Please try to understand....it's all about how wisely you spend your time and MONEY people!  I don't care if you wear Gucci shoes. It's how you walk the walk and how maleable and eager you are to expand and fine tune your repertoire.


I get inundated with demos of all types....some which cost talent a HUGE wad...and even then, they SUCK!  I've taken the time to call some of these folks back to do a quick phone screening to see if they are willing to try something, and if not, they have no biz sending out demos in the first place. Most casting directors wouldn't even give that second chance.

Too many people spend far too much money taking classes from inept people who make more money teaching than they do performing, and in this biz, you will find few people who are willing to teach you how to be their competition as I do.   I have no ego problems, no desire to milk talent into growing slowly and continuing to take course after course or to have me make them a demo that's far better than they can live up to.   I want to give people the right ammo,  teach them how to shoot and what to shoot at and give others something no one else gave me.   Why?  Call it my Karma.  Maybe a knee jerk reaction to all the other vampires who suck nice talent dry only to have me finally meet them and ask, "So what is it you actually LEARNED after spending $XXXXX and all that time?"

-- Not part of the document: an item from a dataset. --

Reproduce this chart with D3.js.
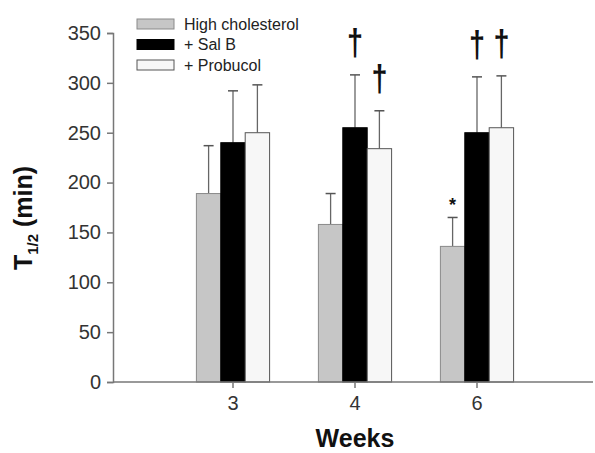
<!DOCTYPE html>
<html>
<head>
<meta charset="utf-8">
<script src="https://cdn.jsdelivr.net/npm/d3@7"></script>
<style>
  body { margin: 0; background: #fff; }
  text { font-family: "Liberation Sans", Arial, sans-serif; }
</style>
</head>
<body>
<div id="chart"></div>
<script>
// Data
const weeks = ["3", "4", "6"];
const seriesNames = ["High cholesterol", "+ Sal B", "+ Probucol"];
const highChol = [189, 158, 136];
const highCholErr = [48, 31, 29];
const salB = [240, 255, 250];
const salBErr = [52, 53, 56];
const probucol = [250, 234, 255];
const probucolErr = [48, 38, 52];
const sigHigh = ["", "", "*"];
const sigSalB = ["", "\u2020", "\u2020"];
const sigProb = ["", "\u2020", "\u2020"];
const yTicks = [0, 50, 100, 150, 200, 250, 300, 350];

const width = 595, height = 453;
const fills = ["#c6c6c6", "#000000", "#f7f7f7"];
const strokes = ["#8a8a8a", "#000000", "#555555"];

const svg = d3.select("#chart").append("svg")
  .attr("width", width)
  .attr("height", height);

// Scales
const y = d3.scaleLinear().domain([0, 350]).range([382, 33]);
const x = d3.scaleBand().domain(weeks).range([172, 538])
  .paddingInner(0.4).paddingOuter(0.2);
const xs = d3.scaleBand().domain(d3.range(3)).range([0, x.bandwidth()]);

// Build rows for bars
const values = [highChol, salB, probucol];
const errs = [highCholErr, salBErr, probucolErr];
const sigs = [sigHigh, sigSalB, sigProb];
const rows = [];
weeks.forEach((w, i) => {
  for (let s = 0; s < 3; s++) {
    rows.push({ week: w, s: s, v: values[s][i], e: errs[s][i], sig: sigs[s][i] });
  }
});
const cx = d => x(d.week) + xs(d.s) + xs.bandwidth() / 2;

// Error bars (drawn first so bars sit on top)
const eb = svg.append("g");
eb.selectAll("line.stem").data(rows).enter().append("line")
  .attr("x1", cx).attr("x2", cx)
  .attr("y1", d => y(d.v))
  .attr("y2", d => y(d.v + d.e))
  .attr("stroke", "#666")
  .attr("stroke-width", 1.3);
eb.selectAll("line.cap").data(rows).enter().append("line")
  .attr("x1", d => cx(d) - 5)
  .attr("x2", d => cx(d) + 5)
  .attr("y1", d => y(d.v + d.e))
  .attr("y2", d => y(d.v + d.e))
  .attr("stroke", "#555")
  .attr("stroke-width", 1.5);

// Bars
svg.append("g").selectAll("rect").data(rows).enter().append("rect")
  .attr("x", d => x(d.week) + xs(d.s))
  .attr("y", d => y(d.v))
  .attr("width", xs.bandwidth())
  .attr("height", d => y(0) - y(d.v))
  .attr("fill", d => fills[d.s])
  .attr("stroke", d => strokes[d.s])
  .attr("stroke-width", 1);

// Significance marks
svg.append("g").selectAll("text").data(rows.filter(d => d.sig)).enter().append("text")
  .attr("transform", d => d.sig === "*"
    ? `translate(${cx(d)},${y(d.v + d.e) - 6})`
    : `translate(${cx(d)},${y(d.v + d.e) - 20}) scale(0.9,1.15)`)
  .attr("text-anchor", "middle")
  .attr("font-size", d => d.sig === "*" ? 18 : 32)
  .attr("font-weight", "bold")
  .attr("fill", "#111")
  .text(d => d.sig);

// Y axis
const yAxis = svg.append("g")
  .attr("transform", "translate(113,0)")
  .call(d3.axisLeft(y).tickValues(yTicks).tickSize(6).tickPadding(6));
yAxis.select(".domain").attr("stroke", "#777").attr("stroke-width", 1.5);
yAxis.selectAll(".tick line").attr("stroke", "#777").attr("stroke-width", 1.5);
yAxis.selectAll(".tick text").attr("font-size", 20).attr("fill", "#333")
  .attr("font-family", "Liberation Sans, Arial, sans-serif");

// X axis
const xAxis = svg.append("g")
  .attr("transform", "translate(0,382)")
  .call(d3.axisBottom(x).tickSize(6).tickPadding(8).tickSizeOuter(0));
xAxis.select(".domain").attr("d", "M113,0H593").attr("stroke", "#777").attr("stroke-width", 1.5);
xAxis.selectAll(".tick line").attr("stroke", "#777").attr("stroke-width", 1.5);
xAxis.selectAll(".tick text").attr("font-size", 20).attr("fill", "#333")
  .attr("font-family", "Liberation Sans, Arial, sans-serif");

// Axis titles
svg.append("text")
  .attr("x", 355).attr("y", 447)
  .attr("text-anchor", "middle")
  .attr("font-size", 25).attr("font-weight", "bold")
  .attr("fill", "#111")
  .text("Weeks");

const yl = svg.append("text")
  .attr("transform", "translate(32,218) rotate(-90)")
  .attr("text-anchor", "middle")
  .attr("font-size", 25).attr("font-weight", "bold")
  .attr("fill", "#111");
yl.append("tspan").text("T");
yl.append("tspan").attr("font-size", 15).attr("dy", 6).text("1/2");
yl.append("tspan").attr("dy", -6).text(" (min)");

// Legend
const legend = svg.append("g");
const lg = legend.selectAll("g").data(seriesNames).enter().append("g")
  .attr("transform", (d, i) => `translate(137,${19 + i * 20.5})`);
lg.append("rect")
  .attr("width", 37).attr("height", 10)
  .attr("fill", (d, i) => fills[i])
  .attr("stroke", (d, i) => strokes[i]);
lg.append("text")
  .attr("x", 47).attr("y", 10.5)
  .attr("font-size", 16)
  .attr("fill", "#222")
  .text(d => d);
</script>
</body>
</html>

The answers I get make me feel very sorry that someone got gaffed and dragged and even though there is ALWAYS something to be learned from any course, class or get together, it's time someone could see the difference in Black and White for what's going to get you places quickly and what's just a lovely social gathering with a few psychological techniques and perhaps some rudimentary voice exercises thrown in.

Ooooh. Brutal. But right on the money. There does seem to be a LOT of milking going on out there. Maximising on hopes & (perhaps not so well researched) dreams... there are a few here in the UK but not nearly so much as over there... yes of course its a bigger market.

 

Oh we're sounding hard now.

If you don't know anyone who can refer you to their agent---------------Cecil this is for you and anyone else that wonders..........

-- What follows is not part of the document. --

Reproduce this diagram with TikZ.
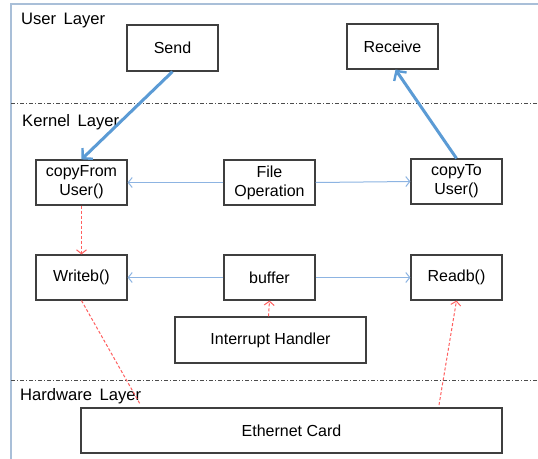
\documentclass[tikz,border=0pt]{standalone}
\usepackage{fontspec}
\setmainfont{Liberation Sans}
\usetikzlibrary{arrows.meta}
\definecolor{framec}{HTML}{A9BFD8}
\definecolor{boxline}{HTML}{3F3F3F}
\definecolor{flowblue}{HTML}{5B9BD5}
\definecolor{thinblue}{HTML}{8DB4E2}
\definecolor{dashred}{HTML}{FF5F5F}
\newcommand{\wordgap}{\hspace{7.5pt}}
\tikzset{
  blk/.style={draw=boxline, line width=1.2pt, fill=white, minimum width=91pt, minimum height=45pt,
    align=center, inner sep=0pt, font=\fontsize{16}{19}\selectfont},
  layertext/.style={anchor=west, inner sep=0pt, font=\fontsize{16.6}{19}\selectfont},
  layerline/.style={draw=black!70, line width=0.7pt, dash pattern=on 4pt off 2pt on 1pt off 2pt},
  userflow/.style={draw=flowblue, line width=3pt, -{Straight Barb[length=7pt,width=15pt,line width=2.4pt]}},
  callflow/.style={draw=thinblue, line width=1pt, -{Straight Barb[length=4pt,width=10pt]}},
  dataflow/.style={draw=dashred, line width=1pt, dash pattern=on 3pt off 2pt},
  dataflowhead/.style={dataflow, -{Straight Barb[length=4pt,width=10pt,line width=1pt]}}
}
\begin{document}
\begin{tikzpicture}[x=1pt,y=-1pt]
  \useasboundingbox[fill=white] (0,0) rectangle (538,458);

  % outer frame and layer separators
  \draw[framec, line width=1.5pt] (11,460) -- (11,4) -- (540,4);
  \draw[layerline] (11,103) -- (538,103);
  \draw[layerline] (11,380) -- (538,380);

  % layer captions
  \node[layertext] (ul) at (21,21) {User\wordgap Layer};
  \node[layertext] (kl) at (22,122) {Kernel\wordgap Layer};
  \node[layertext] (hl) at (20,396) {Hardware\wordgap Layer};

  % blocks
  \node[blk, minimum height=46pt] (send) at (172.5,48) {Send};
  \node[blk] (recv) at (392.5,46.5) {Receive};
  \node[blk] (cfu) at (81.5,182.5) {copyFrom\\User()};
  \node[blk] (fop) at (269.5,182.5) {File\\Operation};
  \node[blk] (ctu) at (456.5,181.5) {copyTo\\User()};
  \node[blk] (wrb) at (81.5,277.5) {Writeb()};
  \node[blk] (buf) at (269.5,277.5) {buffer};
  \node[blk] (rdb) at (456.5,277.5) {Readb()};
  \node[blk, minimum width=191pt, minimum height=46pt] (irq) at (270.5,340) {Interrupt Handler};
  \node[blk, minimum width=421pt] (eth) at (291.5,430.5) {Ethernet Card};

  % free ends of the hardware links
  \coordinate (wend) at (140,404);
  \coordinate (estart) at (439,405);

  % user/kernel crossings
  \draw[userflow] (send.south) -- (cfu.north);
  \draw[userflow] (ctu.north) -- ([xshift=3pt]recv.south);

  % calls inside the kernel
  \draw[callflow] (fop.west) -- (cfu.east);
  \draw[callflow] (fop.east) -- (ctu.west);
  \draw[callflow] (buf.west) -- (wrb.east);
  \draw[callflow] (buf.east) -- (rdb.west);

  % data path
  \draw[dataflowhead] (cfu.south) -- (wrb.north);
  \draw[dataflowhead] ([xshift=-2pt]irq.north) -- (buf.south);
  \draw[dataflow] (wrb.south) -- (wend);
  \draw[dataflowhead] (estart) -- (rdb.south);
\end{tikzpicture}
\end{document}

This is where perhaps VU can help.   Getting to know successful voice talents can happen anywhere, be it FB, VU, at an event, or getting in with someone like myself or another casting person who then is impressed and their recommendation holds a lot of clout with people who are active in the biz.  Take it one step at a time.  Call the receptionist at the front desk of an agency.  Could be a lovely person or maybe a pit bull.  But if you ask them something like "Look, I know you guys get flooded with demos all day and of course demos don't tell you how great someone can really perform on the spot, but how would you recommend I present myself to your agency to get the best results?"

Often if you get the hired help's advice, it's invaluable and can not only give you the ammo, but the right gun to shoot with.

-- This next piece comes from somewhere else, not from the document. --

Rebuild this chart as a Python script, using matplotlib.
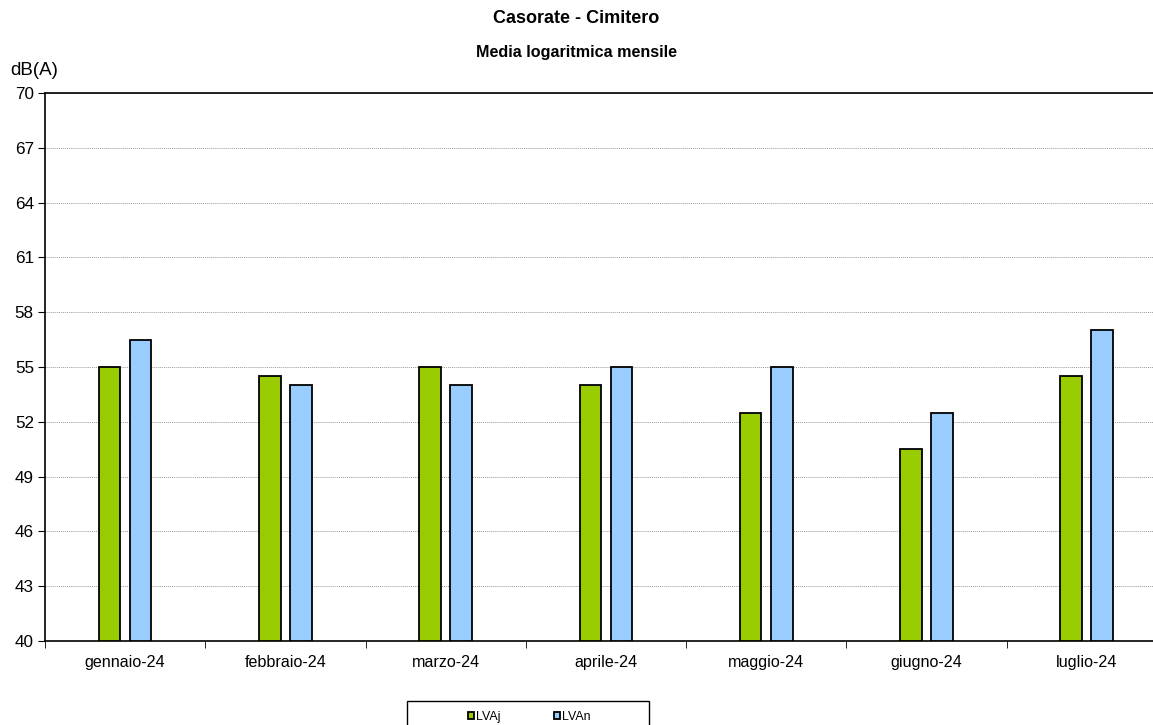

Cecil, I Googled all the talent agents in my area (New York), got their contact info, and called to ask how I could submit a demo for consideration as an addition to their talent roster.  Every one of them responded politely and gave me directions on who to contact, email address, and what to include in my submission.  I was interviewed and picked up by a great agent in less than two weeks. You just have to have something they don't already have on tap in their roster... a style, sound, personality.. something marketable and just a little "different".

And Lani, why on earth would anyone seeking representation tell anyone at an agency; "..of course demos don't tell you how great someone can really perform on the spot.."?!  That's like an insurance salesman saying; "You don't want to buy any insurance, do you?" Don't try to tell them you know their business!  That'll just make 'em mad.